There is no disguising real emotion. On Saturday morning, the anticipation at our U-9 training session was palpable. The kids were promised a prize if they scored 15 out of their 30 penalty kicks past me.
ith 14 successful attempts and only one kick remaining, the anticipation was as real as it gets. The final kicker, Shay, a great kid and mad about football, tragically lost his father in an accident earlier this year.
Walking up to the spot-kick, with his team-mates deliriously cheering him on, nothing else in the world mattered. ‘Christ, please don’t let him kick it wide, or blast it at my shins’ was all I could think to myself, intent on letting whatever effort came at me in.
At the Tailteann Cup semi-finals in Croke Park yesterday, a landmark day for the football championship, emotions were equally real.
In the opening game, there was no disguising the efforts by both teams to make the final.
Cavan, with their superior quality and experience, had to dig deep to deny a determined Sligo team from reeling them in down the home straight.
At the final whistle, the Cavan players and management, were genuinely delighted to win, as were their supporters – who contributed to a tremendous atmosphere throughout.
When Westmeath’s Ronan Wallace buried the ball in the top corner after 14 minutes in their victory over Offaly, the camera panned to a jubilant set of Westmeath supporters, young and old (one being my nephew Aodhán Fallon, son of Joe) who could have been celebrating a score in an All-Ireland final for all the difference you could tell.
Again, the emotion was real.
Throughout the 1970s and 1980s, Kerry great Pat Spillane trademarked his over-the-shoulder hook, kicked points with devastating effect.
When son (above) and namesake did the same for Sligo on 41 minutes yesterday, it could have been his father we were watching such were the similarities in style.
Father Pat recently confirmed we have all suspected, that he never had any genuine interest in what happened in the lower football tiers, their players, and the challenges they face. Don’t worry Pat, we all knew that already.

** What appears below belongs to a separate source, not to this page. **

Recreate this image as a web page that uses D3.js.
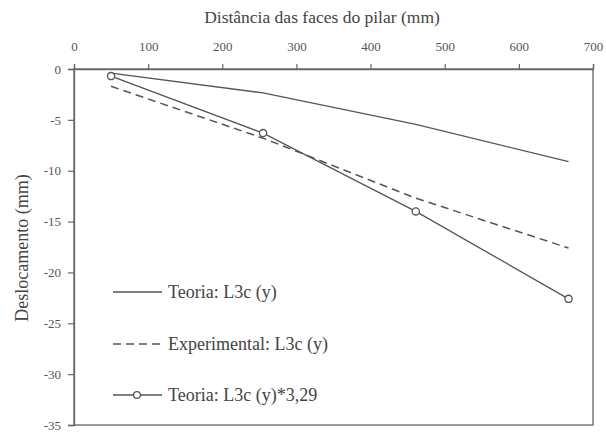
<!DOCTYPE html>
<html><head><meta charset="utf-8">
<script src="https://cdn.jsdelivr.net/npm/d3@7"></script>
<style>body{margin:0;background:#fff}svg{display:block}</style>
</head><body><svg id="c" width="606" height="443"></svg>
<script>
const xTicks = [0,100,200,300,400,500,600,700];
const yTicks = [0,-5,-10,-15,-20,-25,-30,-35];
const distance = [50,255,461,667];
const teoria = [-0.4,-2.35,-5.45,-9.1];
const experimental = [-1.7,-6.8,-12.7,-17.6];
const teoriaScaled = [-0.7,-6.3,-14.0,-22.6];
const legendLabels = ["Teoria: L3c (y)","Experimental: L3c (y)","Teoria: L3c (y)*3,29"];
const titleText = "Distância das faces do pilar (mm)";
const yLabel = "Deslocamento (mm)";

const FONT = "'Liberation Serif', 'Times New Roman', Times, serif";
const svg = d3.select("#c");
const L=74,R=593,T=69,B=425;
const x = d3.scaleLinear().domain([0,700]).range([L,R]);
const y = d3.scaleLinear().domain([0,-35]).range([T,B]);
const stroke="#555";

svg.append("rect").attr("x",L).attr("y",T).attr("width",R-L).attr("height",B-T)
  .attr("fill","none").attr("stroke","#666").attr("stroke-width",1.3);

const xa = svg.append("g").attr("transform",`translate(0,${T})`)
  .call(d3.axisTop(x).tickValues(xTicks).tickSize(5).tickPadding(13).tickFormat(d3.format("d")));
const ya = svg.append("g").attr("transform",`translate(${L},0)`)
  .call(d3.axisLeft(y).tickValues(yTicks).tickSize(6).tickPadding(7).tickFormat(d=>String(d)));
[xa,ya].forEach(g=>{
  g.attr("font-family",FONT).attr("font-size",13);
  g.select(".domain").attr("stroke","#666").attr("stroke-width",1.3);
  g.selectAll(".tick line").attr("stroke","#666").attr("stroke-width",1.2);
  g.selectAll(".tick text").attr("fill","#555").attr("font-family",FONT).attr("font-size",13);
});

svg.append("text").attr("x",322).attr("y",23).attr("text-anchor","middle")
  .attr("font-family",FONT).attr("font-size",17.5).attr("fill","#444").text(titleText);
svg.append("text").attr("transform","translate(28,248) rotate(-90)").attr("text-anchor","middle")
  .attr("font-family",FONT).attr("font-size",18).attr("fill","#444").text(yLabel);

const line = d3.line().x((d,i)=>x(distance[i])).y(d=>y(d));
svg.append("path").datum(teoria).attr("d",line).attr("fill","none").attr("stroke",stroke).attr("stroke-width",1.3);
svg.append("path").datum(experimental).attr("d",line).attr("fill","none").attr("stroke",stroke).attr("stroke-width",1.5).attr("stroke-dasharray","8,5");
svg.append("path").datum(teoriaScaled).attr("d",line).attr("fill","none").attr("stroke",stroke).attr("stroke-width",1.3);
svg.selectAll("circle.pt").data(teoriaScaled).enter().append("circle").attr("class","pt")
  .attr("cx",(d,i)=>x(distance[i])).attr("cy",d=>y(d)).attr("r",3.6)
  .attr("fill","#fff").attr("stroke",stroke).attr("stroke-width",1.3);

const ly=[292,344,395];
const lg = svg.append("g");
lg.append("line").attr("x1",113).attr("x2",162).attr("y1",ly[0]).attr("y2",ly[0]).attr("stroke",stroke).attr("stroke-width",1.3);
lg.append("line").attr("x1",113).attr("x2",162).attr("y1",ly[1]).attr("y2",ly[1]).attr("stroke",stroke).attr("stroke-width",1.3).attr("stroke-dasharray","8,5");
lg.append("line").attr("x1",113).attr("x2",162).attr("y1",ly[2]).attr("y2",ly[2]).attr("stroke",stroke).attr("stroke-width",1.3);
lg.append("circle").attr("cx",137).attr("cy",ly[2]).attr("r",3.4).attr("fill","#fff").attr("stroke",stroke).attr("stroke-width",1.3);
legendLabels.forEach((t,i)=>{
  lg.append("text").attr("x",168).attr("y",ly[i]+6).attr("font-family",FONT).attr("font-size",18).attr("fill","#444").text(t);
});
</script></body></html>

However, after following his son’s Tailteann Cup journey, Pat has acknowledged the genuine merit this competition has to offer, and the profile it can potentially bring to his son’s adopted county and others.
As Pat witnessed first-hand, there was no disputing the passion and endeavour on show when Sligo defeated Leitrim in their thrilling quarter-final victory in Carrick-on-Shannon a few weeks back. One of the games of the summer, by any measure.

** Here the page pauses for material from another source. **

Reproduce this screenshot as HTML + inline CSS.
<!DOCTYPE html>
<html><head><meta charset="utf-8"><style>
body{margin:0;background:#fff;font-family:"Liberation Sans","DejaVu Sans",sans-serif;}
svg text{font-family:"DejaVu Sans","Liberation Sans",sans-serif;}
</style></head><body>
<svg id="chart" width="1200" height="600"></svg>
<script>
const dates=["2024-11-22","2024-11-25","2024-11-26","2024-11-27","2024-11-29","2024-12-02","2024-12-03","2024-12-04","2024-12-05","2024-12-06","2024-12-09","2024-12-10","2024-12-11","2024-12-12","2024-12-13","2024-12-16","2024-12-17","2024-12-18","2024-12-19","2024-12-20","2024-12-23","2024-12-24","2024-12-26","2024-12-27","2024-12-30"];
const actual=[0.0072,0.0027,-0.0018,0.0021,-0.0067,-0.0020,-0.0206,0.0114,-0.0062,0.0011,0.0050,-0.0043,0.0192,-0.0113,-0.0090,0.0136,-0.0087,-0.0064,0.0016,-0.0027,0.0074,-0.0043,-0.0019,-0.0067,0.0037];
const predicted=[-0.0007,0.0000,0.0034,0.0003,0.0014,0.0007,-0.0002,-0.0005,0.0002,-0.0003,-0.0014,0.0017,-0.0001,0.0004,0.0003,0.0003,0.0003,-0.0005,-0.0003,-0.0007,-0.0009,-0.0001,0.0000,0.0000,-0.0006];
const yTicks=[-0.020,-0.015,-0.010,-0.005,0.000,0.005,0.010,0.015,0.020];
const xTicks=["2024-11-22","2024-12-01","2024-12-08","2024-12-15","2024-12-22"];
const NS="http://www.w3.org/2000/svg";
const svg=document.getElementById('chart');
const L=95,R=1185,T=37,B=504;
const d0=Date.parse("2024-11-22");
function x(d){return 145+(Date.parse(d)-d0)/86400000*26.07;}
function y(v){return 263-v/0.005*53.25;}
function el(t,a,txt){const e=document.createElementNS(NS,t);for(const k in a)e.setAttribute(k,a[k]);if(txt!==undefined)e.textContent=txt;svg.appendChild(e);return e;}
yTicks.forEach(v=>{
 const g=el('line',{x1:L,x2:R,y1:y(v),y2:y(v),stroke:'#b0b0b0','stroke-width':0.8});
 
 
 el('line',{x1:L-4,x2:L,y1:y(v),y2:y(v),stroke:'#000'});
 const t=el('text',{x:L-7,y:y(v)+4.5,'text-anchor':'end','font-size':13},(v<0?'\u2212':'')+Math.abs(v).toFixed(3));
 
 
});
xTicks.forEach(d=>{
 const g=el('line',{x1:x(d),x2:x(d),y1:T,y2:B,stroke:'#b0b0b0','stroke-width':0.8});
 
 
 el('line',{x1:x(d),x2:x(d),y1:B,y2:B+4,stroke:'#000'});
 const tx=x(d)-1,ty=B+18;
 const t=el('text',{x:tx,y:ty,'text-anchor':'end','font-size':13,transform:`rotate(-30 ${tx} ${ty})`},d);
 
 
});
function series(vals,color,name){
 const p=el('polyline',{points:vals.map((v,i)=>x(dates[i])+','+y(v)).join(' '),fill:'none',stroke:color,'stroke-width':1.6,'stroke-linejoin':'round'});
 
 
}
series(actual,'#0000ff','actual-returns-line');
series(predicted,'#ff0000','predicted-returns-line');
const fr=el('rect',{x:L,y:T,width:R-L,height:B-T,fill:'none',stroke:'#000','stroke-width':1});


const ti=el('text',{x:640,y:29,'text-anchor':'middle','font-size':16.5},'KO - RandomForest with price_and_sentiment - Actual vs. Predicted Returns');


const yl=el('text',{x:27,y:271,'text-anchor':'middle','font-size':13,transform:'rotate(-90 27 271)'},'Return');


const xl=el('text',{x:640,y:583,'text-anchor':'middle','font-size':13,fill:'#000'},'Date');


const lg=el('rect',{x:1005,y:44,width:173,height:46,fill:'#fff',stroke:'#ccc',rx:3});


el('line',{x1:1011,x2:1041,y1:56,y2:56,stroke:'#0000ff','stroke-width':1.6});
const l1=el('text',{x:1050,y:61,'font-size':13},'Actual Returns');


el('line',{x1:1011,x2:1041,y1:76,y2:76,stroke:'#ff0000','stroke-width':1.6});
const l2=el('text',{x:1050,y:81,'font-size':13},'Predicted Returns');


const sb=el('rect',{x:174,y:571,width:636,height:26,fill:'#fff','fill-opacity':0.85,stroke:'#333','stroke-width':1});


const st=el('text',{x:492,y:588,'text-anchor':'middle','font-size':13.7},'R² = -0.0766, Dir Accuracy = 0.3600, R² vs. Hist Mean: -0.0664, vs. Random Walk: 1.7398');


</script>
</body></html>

As the Tailteann Cup knockers scurry to revise their pessimistic outlook for the GAA’s second-tier competition, those who took the chance to back it thus far, couldn’t have really asked for a better beginning.
Like any new idea or concept, you will never win everyone over at the beginning.

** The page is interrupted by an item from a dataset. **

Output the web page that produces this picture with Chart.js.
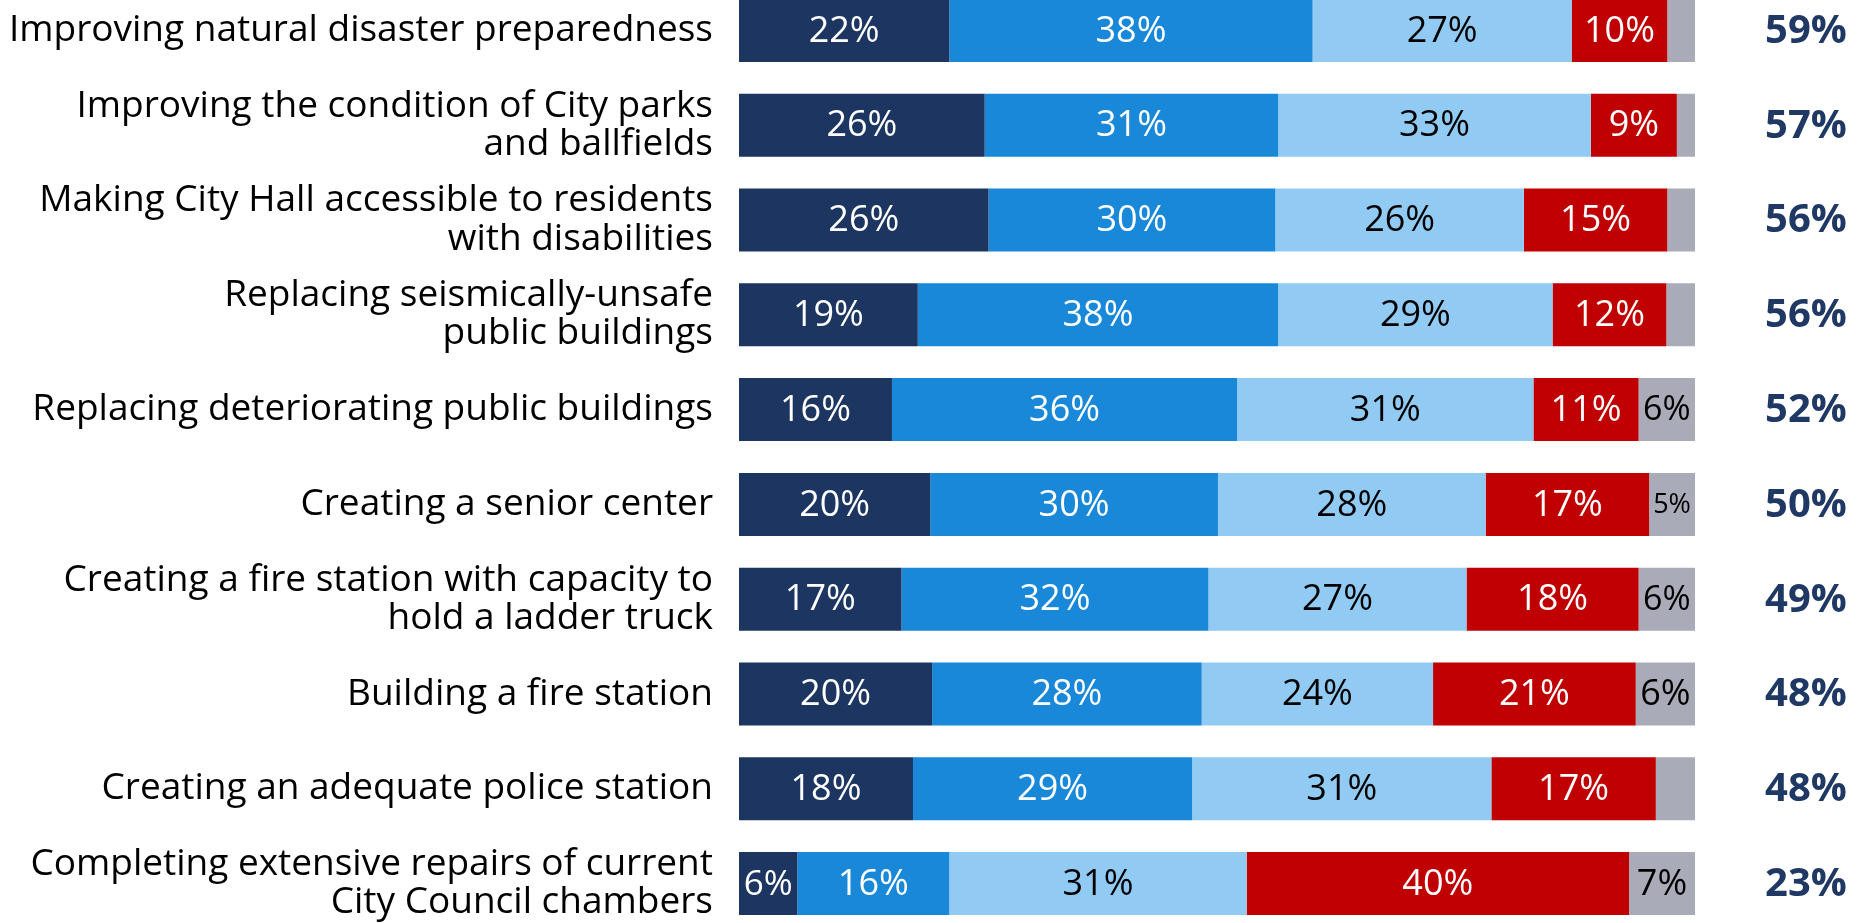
<!DOCTYPE html>
<html>
<head>
<meta charset="utf-8">
<script src="https://cdn.jsdelivr.net/npm/chart.js@4"></script>
<style>
    html, body { margin: 0; padding: 0; background: #fff; overflow: hidden; }
    #wrap { position: absolute; left: 0; top: -17px; width: 1872px; height: 948px; }
</style>
</head>
<body>
<div id="wrap"><canvas id="prioChart"></canvas></div>
<script>
// 各項目名稱
const categories = [
    'Improving natural disaster preparedness',
    ['Improving the condition of City parks', 'and ballfields'],
    ['Making City Hall accessible to residents', 'with disabilities'],
    ['Replacing seismically-unsafe', 'public buildings'],
    'Replacing deteriorating public buildings',
    'Creating a senior center',
    ['Creating a fire station with capacity to', 'hold a ladder truck'],
    'Building a fire station',
    'Creating an adequate police station',
    ['Completing extensive repairs of current', 'City Council chambers']
];

// 各層百分比
const extremelyImp = [22, 25.7, 26.1, 18.7, 16, 20, 17, 20.2, 18.2, 6.1];
const veryImp      = [38, 30.7, 30, 37.7, 36.1, 30.1, 32.1, 28.2, 29.2, 15.9];
const somewhatImp  = [27.1, 32.7, 26, 28.7, 31, 28, 27, 24.2, 31.3, 31.1];
const notImp       = [10, 9, 15, 11.9, 11, 17.1, 18, 21.2, 17.2, 40];
const dontKnow     = [2.9, 1.9, 2.9, 3, 5.9, 4.8, 5.9, 6.2, 4.1, 6.9];

// 右側合計 (極重要 + 很重要)
const totals = [59, 57, 56, 56, 52, 50, 49, 48, 48, 23];

const seriesNames  = ['Extremely important', 'Very important', 'Somewhat important', 'Not important', "Don't know"];
const seriesColors = ['#1C3661', '#1A88D8', '#91CBF3', '#C00000', '#A9ABB8'];
const labelColors  = ['#ffffff', '#ffffff', '#000000', '#ffffff', '#000000'];

const FONT = "'Open Sans', 'Noto Sans', sans-serif";

// 在長條內畫百分比 + 右側合計
const barLabels = {
    id: 'barLabels',
    afterDatasetsDraw(chart) {
        const ctx = chart.ctx;
        ctx.save();
        ctx.textAlign = 'center';
        ctx.textBaseline = 'middle';
        chart.data.datasets.forEach((ds, i) => {
            const meta = chart.getDatasetMeta(i);
            meta.data.forEach((bar, j) => {
                const pct = Math.round(ds.data[j]);
                if (pct < 5) return;
                const txt = pct + '%';
                const w = Math.abs(bar.x - bar.base);
                let size = 36;
                ctx.font = `${size}px ${FONT}`;
                while (ctx.measureText(txt).width > w - 8 && size > 12) {
                    size--;
                    ctx.font = `${size}px ${FONT}`;
                }
                ctx.fillStyle = labelColors[i];
                ctx.fillText(txt, (bar.x + bar.base) / 2, bar.y + 1);
            });
        });

        const yScale = chart.scales.y;
        ctx.font = `bold 40px ${FONT}`;
        ctx.fillStyle = '#1F3864';
        totals.forEach((t, j) => {
            ctx.fillText(t + '%', chart.chartArea.right + 111, yScale.getPixelForValue(j) + 1);
        });
        ctx.restore();
    }
};

const datasets = [extremelyImp, veryImp, somewhatImp, notImp, dontKnow].map((arr, i) => ({
    label: seriesNames[i],
    data: arr,
    backgroundColor: seriesColors[i],
    borderWidth: 0,
    barPercentage: 0.665,
    categoryPercentage: 1
}));

const ctx = document.getElementById('prioChart').getContext('2d');
new Chart(ctx, {
    type: 'bar',
    data: { labels: categories, datasets: datasets },
    options: {
        indexAxis: 'y',
        responsive: true,
        maintainAspectRatio: false,
        animation: false,
        layout: { padding: { left: 0, right: 177, top: 0, bottom: 0 } },
        plugins: {
            legend: { display: false },
            tooltip: { enabled: false }
        },
        scales: {
            x: { stacked: true, min: 0, max: 100, display: false },
            y: {
                stacked: true,
                grid: { display: false, drawTicks: false },
                border: { display: false },
                ticks: {
                    color: '#000',
                    padding: 26,
                    font: { family: FONT, size: 37, lineHeight: 1.03 }
                },
                afterFit(scale) {
                    scale.width = 739;
                    // 不讓標籤高度擠壓圖區
                    scale.paddingTop = 0;
                    scale.paddingBottom = 0;
                }
            }
        }
    },
    plugins: [barLabels]
});
</script>
</body>
</html>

Nor do you need to try. In the same way that it will take us all a while to leave our diesel-chugging SUVs behind for their electrically efficient equivalents, the new GAA world order will take some a bit longer than others to accept.
That doesn’t mean it is the wrong route for us to all go, however. Sometimes it requires a small minority to show the necessary leadership to give something new a try first and prove its worth.
The late majority will then follow. This weekend’s semi-final managers, John Maughan, Tony McEntee, Mickey Graham and Jack Cooney have been such leaders.
Effusive of their support, and authentic in their commitment to the concept from the beginning, their respective players will have benefited immeasurably from their extended summer campaigns.
Young starlets like Offaly’s Jack Bryant deserve the opportunity to both mature and showcase their burgeoning talent on a summer Croke Park sod.
Similarly, long-time servants like Westmeath’s John Heslin and Cavan’s Gearóid McKiernan deserve longer summers than our previous and now outdated championship formats have typically given them.
The disappointment that Maughan, Cooney and their players feel this morning, after failing to make this year’s landmark Tailteann Cup final will be real. As will the regret that some of their peers will be feeling for not giving the competition the respect in retrospect it deserves.
Even in defeat yesterday, Offaly and Sligo are strengthened panels heading into 2023 following their endeavours in recent weeks. Whereas those who threw their hat at it early doors, are no further on.
Cavan and Westmeath will be a fitting final for the inaugural Tailteann Cup in two weeks’ time. The winners and supporters will celebrate it with a genuine outpouring of joy, which will further signal the competition’s inaugural success.
In the same way as my U-9s celebrated when Shay smashed his penalty into the corner of the net. Their smiles and cheers were as real as you could get.